His personal fortune, estimated at £250 million in the latest ‘rich list’, will be dented by the episode, but won’t be wiped out. So should we feel sorry for him? Perhaps not, but I think we might give him the benefit of the doubt. In a long career as a risk-taker in the catering sector he has owned enjoyable eateries from Pizza Express to Le Caprice, made money for many investors beside himself, and given encouragement to a generation of younger would-be business builders. When I spoke to him about The Spectator’s Economic Disruptor of the Year Awards, he talked of the key ability of entrepreneurs to ‘pivot’ swiftly when real-world circumstances change. He certainly needs to do that at Patisserie Valerie. I hope it survives.

A message from BT

Readers who contributed tales of woe to the ‘broadband dossier’ I delivered to BT chairman Jan du Plessis last month must have wondered whether our 15,000-word document provoked any reaction at all, or had perhaps been referred to a call centre in Bangalore. Well, I’m pleased to report that action is in hand. Gavin Patterson — the BT chief executive whose departure was announced in June and whose successor will be revealed any day now — writes to say he and his chairman have both read the dossier and taken it seriously: ‘However uncomfortable it is for us to read of instances where we have not met the standards your readers rightly expect of us, their input is invaluable and we will treat it with the respect and response you would expect.’

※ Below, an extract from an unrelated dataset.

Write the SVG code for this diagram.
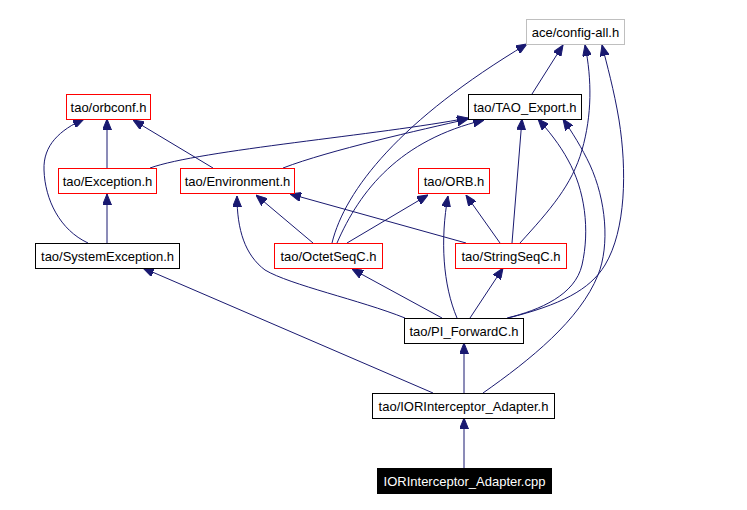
<svg xmlns="http://www.w3.org/2000/svg" width="747" height="510" viewBox="0 0 747 510">
<style>
.n rect{fill:#fff;stroke:#000;stroke-width:1}
.n.r rect{stroke:#ff0000}
.n.g rect{stroke:#bfbfbf}
.n.b rect{fill:#000}
.n text{font-family:"Liberation Sans",Arial,sans-serif;font-size:13px;fill:#000;text-anchor:middle}
.n.b text{fill:#fff}
#edges path{fill:none;stroke:#191970;stroke-width:1;marker-end:url(#ah)}
</style>
<defs>
<marker id="ah" viewBox="0 0 11 9" refX="11" refY="4.5" markerWidth="11" markerHeight="9" markerUnits="userSpaceOnUse" orient="auto">
<path d="M0,0 L11,4.5 L0,9 z" fill="#191970" stroke="#191970"/>
</marker>
</defs>
<rect width="747" height="510" fill="#fff"/>
<g id="edges">
<path d="M532,94 L563,45"/>
<path d="M332,243 C345,190 400,120 527,44"/>
<path d="M520,243 C550,210 572,185 582,150 C592,115 592,80 585,45"/>
<path d="M508,318 C560,305 590,290 605,265 C626,230 627,170 619,120 C614,90 607,65 602,45"/>
<path d="M107,168 L107,119"/>
<path d="M213,168 L133,120"/>
<path d="M88,243 C60,230 45,200 44,170 C43,145 60,130 84,119"/>
<path d="M150,168 C200,150 380,135 468,118"/>
<path d="M283,168 C330,150 420,130 468,119"/>
<path d="M337,243 C360,190 400,140 484,120"/>
<path d="M512,243 L522,119"/>
<path d="M507,318 C540,310 575,295 582,265 C590,230 585,190 568,160 C560,145 548,130 538,119"/>
<path d="M483,393 C530,360 580,320 598,275 C610,245 606,200 590,165 C582,148 572,132 563,119"/>
<path d="M107,243 L107,194"/>
<path d="M313,243 L256,195"/>
<path d="M466,243 L290,194"/>
<path d="M405,318 C360,300 290,285 265,270 C245,255 237,230 237,196"/>
<path d="M347,243 L428,195"/>
<path d="M500,243 L466,195"/>
<path d="M457,318 C443,285 440,240 448,196"/>
<path d="M442,318 L352,269"/>
<path d="M470,318 L503,268"/>
<path d="M464,393 L464,343"/>
<path d="M433,393 L143,268"/>
<path d="M464,468 L464,418"/>
</g>
<g id="config-all" class="n g"><rect x="526.5" y="19.5" width="98" height="25"/><text x="575.5" y="36.5">ace/config-all.h</text></g>
<g id="TAO_Export" class="n"><rect x="468.5" y="94.5" width="113" height="25"/><text x="525" y="111.5">tao/TAO_Export.h</text></g>
<g id="orbconf" class="n r"><rect x="66.5" y="94.5" width="84" height="25"/><text x="108.5" y="111.5">tao/orbconf.h</text></g>
<g id="Exception" class="n r"><rect x="58.5" y="168.5" width="98" height="25"/><text x="107.5" y="185.5">tao/Exception.h</text></g>
<g id="Environment" class="n r"><rect x="180.5" y="168.5" width="114" height="25"/><text x="237.5" y="185.5">tao/Environment.h</text></g>
<g id="ORB" class="n r"><rect x="418.5" y="168.5" width="71" height="25"/><text x="454" y="185.5">tao/ORB.h</text></g>
<g id="SystemException" class="n"><rect x="35.5" y="243.5" width="144" height="25"/><text x="107.5" y="260.5">tao/SystemException.h</text></g>
<g id="OctetSeqC" class="n r"><rect x="274.5" y="243.5" width="108" height="25"/><text x="328.5" y="260.5">tao/OctetSeqC.h</text></g>
<g id="StringSeqC" class="n r"><rect x="455.5" y="243.5" width="111" height="25"/><text x="511" y="260.5">tao/StringSeqC.h</text></g>
<g id="PI_ForwardC" class="n"><rect x="404.5" y="318.5" width="119" height="25"/><text x="464" y="335.5">tao/PI_ForwardC.h</text></g>
<g id="IORInterceptor_Adapter_h" class="n"><rect x="372.5" y="393.5" width="182" height="25"/><text x="463.5" y="410.5">tao/IORInterceptor_Adapter.h</text></g>
<g id="IORInterceptor_Adapter_cpp" class="n b"><rect x="377.5" y="468.5" width="174" height="25"/><text x="464.5" y="485.5">IORInterceptor_Adapter.cpp</text></g>
</svg>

Fine words butter no parsnips and make no better broadband speeds, I hear you say — but Patterson’s letter also details, for example, how BT has reversed a six-year rise in faults on the Openreach network and slashed the proportion of missed appointments by engineers. I’m not suggesting we should be collectively ready to give BT the benefit of the doubt, but I’ll try to ensure that this initial response translates into individual follow-up.

My Riyadh boycott

Saudi Arabian shares (of which there are 186 listed, with a combined value of around $450 billion) were also down by as much as 9 per cent at the beginning of the week, as investors worried about deteriorating international relations after the alleged killing of Jamal Khashoggi — but my man in the Riyadh camel market had no clever trading ideas to suggest, other than to buy faster camels. Meanwhile I’m shoulder to shoulder with Jamie Dimon of JPMorgan Chase and other titans in refusing to attend Crown Prince Mohammed bin Salman’s Future Finance Initiative conference next week. Indeed I’m virtuously ahead of the pack on this one, having shunned last year’s so-called ‘Davos in the Desert’ too. A formal invitation to this gathering of ‘visionary, innovative and renowned leaders’ from around the world arrived at 22 Old Queen Street from an official styling himself ‘His Excellency’ but I challenged it as bluntly as any veteran journalist should: ‘Is this a freebie?’ It wasn’t, so I didn’t go.